The drive-in movie theater concept was an old idea that has become a new idea during the Covid-19 pandemic. I always thought the idea was a good one, even with modern theaters and streaming. It’s novel and unique. People used to watch silent films at the beach or anywhere else they could put up a screen.

Invention of the drive-in theater

The idea has been around since the early 1900’s, but was officially patented by Richard Hollingshead in 1933. It was a case of necessity being the mother of invention, literally. He came up with the idea as a solution for people who couldn’t fit into the tiny theater seats and started by making a mini drive-in theater for his mother.

Hollingshead used this makeshift theater as his prototype and experimented with different projection and sound techniques. He put a Kodak projector on the hood of his car, mounted a screen, and put a radio behind the screen for sound.

Patent for drive-in theater

After receiving his patent (#1,909,537) for the new concept, Hollingshead opened Park-In Theaters. The first movie that ran at the drive-in was a British comedy called “Wives Beware” and cost 25 cents per car. It didn’t have the modern sound system we know today, which is stereo speakers mounted to your window. They had what was called “directional sound.” Three main speakers provided sound and were mounted next to the screen.

Competitive advantages of drive-in theater

The competitive advantages were touted in his advertising. People could smoke in their own cars, didn’t have to pay for parking, they could talk during the movie, and not have to pay for a babysitter.

Indoor movies theaters were only charged about $20 for a week to show a movie by the movie industry, but he was charged $400 for only 4 days. They were skeptical that the idea would work.
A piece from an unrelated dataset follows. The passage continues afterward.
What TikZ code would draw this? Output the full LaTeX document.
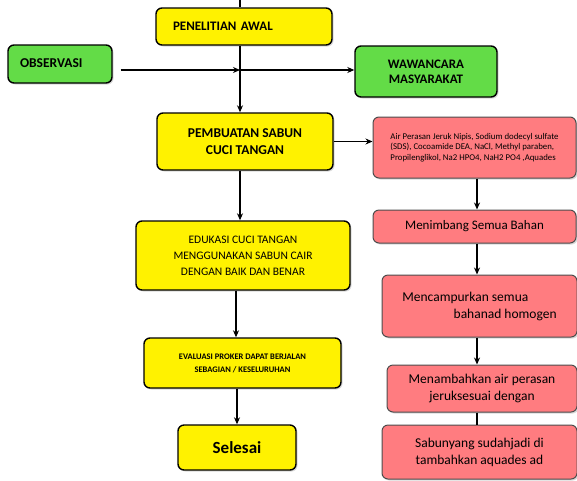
\documentclass[tikz,border=0pt]{standalone}
\usepackage{fontspec}
\setmainfont{Carlito}
\usetikzlibrary{arrows.meta,shadows}
\definecolor{hijauobs}{HTML}{63DC47}
\definecolor{merahbox}{HTML}{FF7C80}
\begin{document}
\begin{tikzpicture}[x=1pt,y=-1pt,>={Stealth[length=7pt,width=6pt]},line width=1.3pt,
box/.style={rounded corners=6pt,align=center,inner sep=2pt,drop shadow={shadow xshift=1.5pt,shadow yshift=-1.5pt,opacity=0.3}},
kuning/.style={box,draw=black,fill=yellow,line width=1.4pt},
hijau/.style={box,draw=black,fill=hijauobs,line width=1.4pt},
merah/.style={box,draw=black!70,fill=merahbox,line width=1pt}]
\useasboundingbox (0,0) rectangle (577,480);
% kolom kiri
\node[kuning,minimum width=176pt,minimum height=37pt,text width=142pt,inner xsep=17pt,align=left,font=\bfseries\fontsize{13}{16}\selectfont](pen) at (244,26.5){PENELITIAN AWAL};
\node[hijau,minimum width=104pt,minimum height=38pt,text width=80pt,inner xsep=12pt,align=left,font=\bfseries\fontsize{13.5}{15}\selectfont](obs) at (60,64){\raisebox{2pt}{OBSERVASI}};
\node[hijau,minimum width=142pt,minimum height=51pt,font=\bfseries\fontsize{13}{15}\selectfont](waw) at (426,71.5){WAWANCARA\\MASYARAKAT};
\node[kuning,minimum width=176pt,minimum height=57pt,font=\bfseries\fontsize{13.5}{17}\selectfont](pem) at (245,141.5){PEMBUATAN SABUN\\CUCI TANGAN};
\node[kuning,minimum width=214pt,minimum height=69pt,font=\fontsize{11.5}{16}\selectfont](edu) at (243,255.5){EDUKASI CUCI TANGAN\\MENGGUNAKAN SABUN CAIR\\DENGAN BAIK DAN BENAR};
\node[kuning,minimum width=197pt,minimum height=50pt,font=\bfseries\fontsize{8.5}{13}\selectfont](eva) at (242.5,363){EVALUASI PROKER DAPAT BERJALAN\\SEBAGIAN / KESELURUHAN};
\node[kuning,minimum width=118pt,minimum height=45pt,font=\bfseries\fontsize{17}{20}\selectfont](sel) at (237,447.5){Selesai};
% kolom kanan
\node[merah,minimum width=203pt,minimum height=61pt,font=\fontsize{8.8}{10.5}\selectfont,align=left](bhn) at (474.5,147.5){Air Perasan Jeruk Nipis, Sodium dodecyl sulfate\\(SDS), Cocoamide DEA, NaCl, Methyl paraben,\\Propilenglikol, Na2 HPO4, NaH2 PO4 ,Aquades};
\node[merah,minimum width=203pt,minimum height=33pt,font=\fontsize{13}{15}\selectfont](tim) at (474.5,226.5){Menimbang Semua Bahan};
\node[merah,minimum width=195pt,minimum height=62pt,font=\fontsize{13.5}{17}\selectfont,align=left](cam) at (479.5,306){Mencampurkan semua\\\hspace*{3.8em}bahanad homogen};
\node[merah,minimum width=190pt,minimum height=47pt,font=\fontsize{13.5}{17}\selectfont](tam) at (482,388.5){Menambahkan air perasan\\jeruksesuai dengan};
\node[merah,minimum width=195pt,minimum height=54pt,font=\fontsize{13.5}{17}\selectfont](sab) at (479.5,452){Sabunyang sudahjadi di\\tambahkan aquades ad};
% penghubung
\coordinate(atas) at (240,0);
\coordinate(jn) at (240,70);
\coordinate(kiri) at (236,0);
\coordinate(kanan) at (477,0);
\draw(atas)--(atas |- pen.north);\draw[->](jn |- pen.south)--(jn |- pem.north);
\draw[->]([xshift=8pt]obs.east |- jn)--(jn);\draw[->](jn)--(jn -| waw.west);
\draw[->](pem.east)--(bhn.west |- pem.east);
\draw[->](pem.south -| jn)--(edu.north -| jn);
\draw[->](edu.south -| kiri)--(eva.north -| kiri);
\draw[->](eva.south -| sel.north)--(sel.north);
\draw[->](bhn.south -| kanan)--(tim.north -| kanan);\draw[->](tim.south -| kanan)--(cam.north -| kanan);
\draw[->](cam.south -| kanan)--(tam.north -| kanan);\draw(tam.south -| kanan)--(sab.north -| kanan);
\end{tikzpicture}
\end{document}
This made it hard for him to stay in business.

One of the many drive-in movie locations failed to get licensing rights from Hollingshead and he filed a patent infringement suit against them.  But this kept happening to the invention of the drive-in theater. There were so many suits and countersuits that Hollingshead could barely keep up with the legal battles.

Drive-in movie concept licensed

Hollingshead licensed the “drive in movie” concept to Loews Drive-in Theatres, Inc., but had trouble collecting royalty payments. He sued Loews for failure to pay royalties and patent infringement. This suit made it all the way to the First Circuit Court of Appeals.

Court invalidates patent

The court ruled that the patent was invalid and should have never been granted in the first place because it was merely a copy of the layout of an indoor theater using cars instead of seats.

In 1949 his patent was overturned and drive-in theaters started opening everywhere. They especially increased after World War II and really became popular in the 1950s and 60s. At the time there were over 5,000 drive-in movie theaters around the country. They showed everything from B movies to the most current box office hits.

Innovation is constantly changing, and this also happened when Edward Brown, Jr. came up with a combination drive-in and fly-in theater. Small planes would taxi in to the last row, and be towed back to the airfield.